Pero sin duda, uno de los argumentos más seductores es aquel en que las máquinas toman consciencia de su existencia y deciden rebelarse frente a sus creadores. En la mayoría de las ocasiones esta situación termina en una guerra total con finales, héroes y víctimas para todos los gustos.
Frente a quienes tachan la ciencia-ficción de escapista, soy de los que defiende que, muy al contrario, es un género que permite una aproximación parabólica a la realidad y, por tanto, en no pocas ocasiones, mucho más certera. De todas las obras literarias que tratan el asunto de las máquinas me quedo con la trilogía original de “Dune”, del escritor y ecólogo estadounidense Frank Herbert. Lo original de la obra radica en que la acción se desarrolla en un universo en el que se han prohibido las máquinas pensantes (ordenadores, computadoras, robots y, en general, cualquier máquina que imite el pensamiento o la inteligencia humana). En un universo así los seres humanos han de desarrollar capacidades mentales extraordinarias para realizar cálculos complejos o incluso viajar por el espacio plegándolo. Un substancia, la especia melange, que sólo se produce en un planeta desértico, Arrakis, estimula los sentidos y la capacidad mental de quienes la consumen.

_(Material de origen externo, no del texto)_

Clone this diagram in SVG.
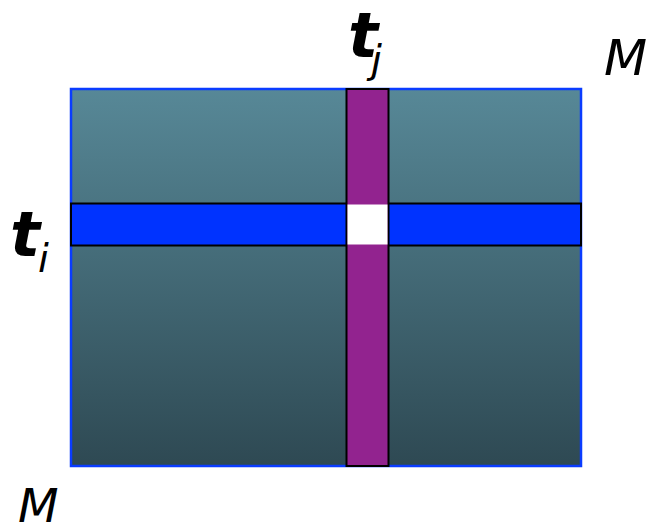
<svg xmlns="http://www.w3.org/2000/svg" width="650" height="530" viewBox="0 0 650 530">
<defs>
<linearGradient id="g" x1="0" y1="0" x2="0" y2="1">
<stop offset="0" stop-color="#578897"/>
<stop offset="1" stop-color="#2e4953"/>
</linearGradient>
</defs>
<style>
.lbl{font-family:"DejaVu Sans",sans-serif;font-style:italic;fill:#000}
.b{font-weight:bold}
</style>
<rect width="650" height="530" fill="#fff"/>
<g id="matrix">
<rect x="71" y="89" width="510" height="377" fill="url(#g)" stroke="#0a3cff" stroke-width="2.5"/>
</g>
<g id="row">
<rect x="71" y="203.5" width="510" height="42" fill="#0033ff" stroke="#000" stroke-width="2"/>
</g>
<g id="col">
<rect x="346.5" y="89" width="42" height="377" fill="#92238f" stroke="#000" stroke-width="2"/>
</g>
<g id="cell">
<rect x="347.5" y="204.5" width="40" height="40" fill="#fff"/>
</g>
<g id="labels">
<text class="lbl b" x="348" y="57" font-size="63">t</text>
<text class="lbl" x="371" y="73" font-size="39">j</text>
<text class="lbl b" x="10" y="256" font-size="63">t</text>
<text class="lbl" x="38" y="272" font-size="39">i</text>
<text class="lbl" x="604" y="75" font-size="50">M</text>
<text class="lbl" x="18" y="522" font-size="47">M</text>
</g>
</svg>
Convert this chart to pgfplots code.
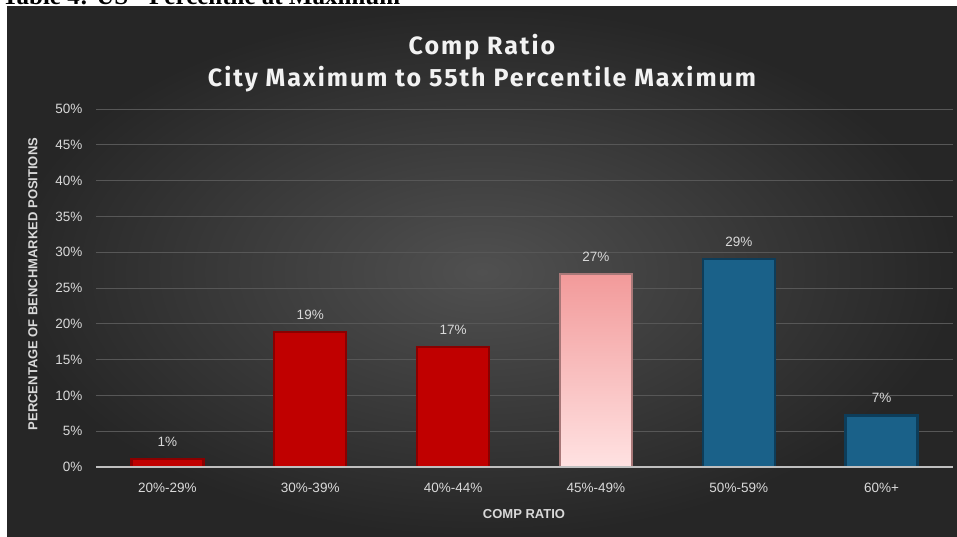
\documentclass[border=0pt]{standalone}
\usepackage{fontspec}
\setmainfont{Liberation Sans}
\newfontfamily\titlefont[LetterSpace=8]{Fira Sans}
\newfontfamily\serifbold{Liberation Serif}
\usepackage{pgfplots}
\pgfplotsset{compat=1.18}
\definecolor{bgin}{HTML}{505050}
\definecolor{bgout}{HTML}{262626}
\definecolor{gridc}{HTML}{575757}
\definecolor{axc}{HTML}{BFBFBF}
\definecolor{txt}{HTML}{D9D9D9}
\definecolor{redf}{HTML}{C00000}
\definecolor{redd}{HTML}{8A0000}
\definecolor{bluef}{HTML}{1A6189}
\definecolor{blued}{HTML}{0D3D5A}
\definecolor{pinkA}{HTML}{F29A9A}
\definecolor{pinkB}{HTML}{FFE2E2}
\definecolor{pinkd}{HTML}{A87878}
\begin{document}
\begin{tikzpicture}[x=1pt,y=1pt]
\useasboundingbox (0pt,0pt) rectangle (957pt,537pt);
\fill[white] (0pt,0pt) rectangle (957pt,537pt);
\shade[inner color=bgin, outer color=bgout] (7pt,0pt) rectangle (957pt,530pt);
\begin{scope}
\clip (0pt,530pt) rectangle (957pt,537pt);
\node[anchor=base west, inner sep=0pt, font=\serifbold\bfseries\fontsize{25}{28}\selectfont] at (2pt,532pt) {Table 4: US - Percentile at Maximum};
\end{scope}
\node[text=white!95!black, font=\titlefont\bfseries\fontsize{25}{29}\selectfont, align=center] at (482pt,474pt) {Comp Ratio\\[3pt]City Maximum to 55th Percentile Maximum};
\begin{axis}[
  at={(96pt,70pt)}, anchor=south west,
  scale only axis, width=857pt, height=358pt,
  xmin=-0.5, xmax=5.5, ymin=0, ymax=50,
  ybar, bar width=72pt, bar shift=0pt,
  axis line style={draw=none},
  xtick={0,1,2,3,4,5},
  xticklabels={20\%-29\%,30\%-39\%,40\%-44\%,45\%-49\%,50\%-59\%,60\%+},
  ytick={0,5,...,50},
  yticklabel={\pgfmathprintnumber{\tick}\%},
  /pgf/number format/assume math mode=true,
  major tick length=0pt,
  ymajorgrids, grid style={gridc, line width=0.9pt},
  ticklabel style={text=txt, font=\fontsize{13.5}{15}\selectfont},
  yticklabel style={xshift=-10pt},
  xticklabel style={yshift=-13pt},
  nodes near coords={\pgfmathprintnumber[fixed,precision=0]{\pgfplotspointmeta}\%},
  every node near coord/.append style={text=txt, font=\fontsize{13.5}{15}\selectfont, yshift=8pt},
  clip=false,
]
\addplot[fill=redf, draw=redd, line width=2.2pt] coordinates {(0,1.1) (1,18.8) (2,16.8)};
\addplot[top color=pinkA, bottom color=pinkB, draw=pinkd, line width=2.2pt] coordinates {(3,27.0)};
\addplot[fill=bluef, draw=blued, line width=2.2pt] coordinates {(4,29.0) (5,7.2)};
\draw[axc, line width=1.4pt] (axis cs:-0.5,0) -- (axis cs:5.5,0);
\end{axis}
\node[rotate=90, text=txt, font=\bfseries\fontsize{13}{15}\selectfont] at (33pt,253pt) {PERCENTAGE OF BENCHMARKED POSITIONS};
\node[text=txt, font=\bfseries\fontsize{13}{15}\selectfont] at (524pt,23pt) {COMP RATIO};
\end{tikzpicture}
\end{document}
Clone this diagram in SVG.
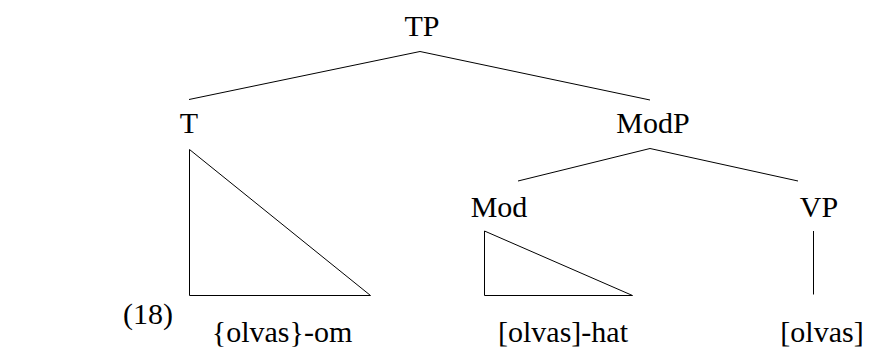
<svg xmlns="http://www.w3.org/2000/svg" width="874" height="352" viewBox="0 0 874 352">
  <style>
    text { font-family: 'Times New Roman', Times, Tinos, 'Nimbus Roman', 'Nimbus Roman No9 L', FreeSerif, 'Noto Serif', 'Liberation Serif', 'DejaVu Serif', Georgia, serif; font-size: 30px; fill: #000; text-anchor: middle; }
    .edge { stroke: #000; stroke-width: 1; fill: none; }
  </style>
  <rect width="874" height="352" fill="#fff"/>

  <!-- branches -->
  <g id="connectors">
    <polyline class="edge" points="189,99.5 420,51.5 650,100"/>
    <polyline class="edge" points="518,181 650,148.5 798,181"/>
    <polygon class="edge" points="189.5,149.5 189.5,295.5 370.5,295.5"/>
    <polygon class="edge" points="484.5,231 484.5,295.5 632.5,295.5"/>
    <line class="edge" x1="813.5" y1="231" x2="813.5" y2="294.5"/>
  </g>

  <g id="tp"><text x="422" y="36">TP</text></g>
  <g id="t"><text x="189" y="133">T</text></g>
  <g id="modp"><text x="653" y="133">ModP</text></g>
  <g id="mod"><text x="499" y="217">Mod</text></g>
  <g id="vp"><text x="819" y="217">VP</text></g>
  <g id="t-exp"><text x="282" y="342">{olvas}-om</text></g>
  <g id="mod-exp"><text x="563" y="342">[olvas]-hat</text></g>
  <g id="vp-exp"><text x="822" y="342">[olvas]</text></g>
  <g id="ex-num"><text x="148" y="324">(18)</text></g>
</svg>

Pero más allá de la bella trama, que mezcla ecología, acción y filosofía, está el hecho de que la prohibición de las máquinas pensantes se decidiera siglos antes, en la Yihad Butleriana o Gran Revolución como consecuencia de una guerra total entre humanos y máquinas pensantes… y dueños de estas, como veremos. Porque, no nos engañemos, las máquinas -pensantes o no- nunca han dejado de ser instrumentos de sus dueños. Las máquinas, por muy inteligentes que sean, nunca serán por sí mismas enemigas de la humanidad pues sirven a intereses y fines muy concretos: los de sus dominadores y creadores.
Así, en el primer capítulo de Dune, una Bene Geserit -especie de monja, bruja y preceptora- le revela al protagonista, Paul Atreides, que «hubo un tiempo en que los hombres dedicaban su pensamiento a las máquinas, con la esperanza de que ellas les harían libres, pero esto solo permitió que otros hombres con maquinas les esclavizaran». Luego vendría la guerra entre una tecnocracia tiránica que esclavizaba a la humanidad y una masa popular liderada por facciones nobiliarias que propugnaban una vuelta a un pasado preindustrial.
Frank Herbert murió y su hijo Brian continuó la saga Dune. Pero donde antes su padre había apuntado un conflicto social complejo (dueños de máquinas frente a esclavos de ambos), ahora Brian plantea una guerra entre la humanidad, que lucha por sobrevivir, y las inteligencias artificiales que se rebelan frente a sus creadores. Una especie de Terminator.
No, las máquinas no son en principio enemigas (ni amigas) de la humanidad. Son instrumentos creados para un fin concreto de quien las posee. La Batalla de Corrin determinó la victoria de una parte de la humanidad pero no olvidemos que otra parte, los dueños de las máquinas, fueron responsables directos de la destrucción y dolor causados por estas. No se luchó sólo contra máquinas sino contra un determinado orden social.
De la misma manera, y ya en tiempos históricos, se nos ha hecho creer que los luditas del siglo XIX eran unos locos que se oponían a toda industrialización en cuanto que destructora de empleo. El problema nunca fue el telar sino las condiciones laborales de quien tenía que usarlo. Por eso, la destrucción del telar o de la caldera, no era tanto un ataque al ser inanimado “máquina” sino una estrategia negociadora frente al propietario de los mismos.
Hoy en día vivimos dilemas parecidos a los de Inglaterra en el siglo XIX o Dune. Hay estudios, más o menos interesados, que presagian una sustitución masiva de trabajo humano por maquinas. Los conflictos están ya a la vuelta de la esquina: gasolineras desatendidas, centros comerciales sin personal de caja, tiendas sin dependientes, oficinas bancarias en el móvil, envío de paquetes mediante drones… Pero no nos dejemos engañar, el problema nunca serán las máquinas. Nunca lo han sido y nunca lo serán. El problema siempre ha sido el mismo: el uso que sus propietarios dan a las máquinas y la apropiación que aquellos hacen de los beneficios que las máquinas les generan. Las máquinas deberían servir para facilitar la vida, permitir tener más tiempo libre y trabajar menos. Pero este futuro idílico será imposible si seguimos admitiendo como éticamente válido que una minoría pueda poseer máquinas y apropiarse ganancias, y que vivir sin trabajar merece el reproche social. La alternativa inútil ya la conocemos: disparar a un trozo de lata que no tiene culpa de nada.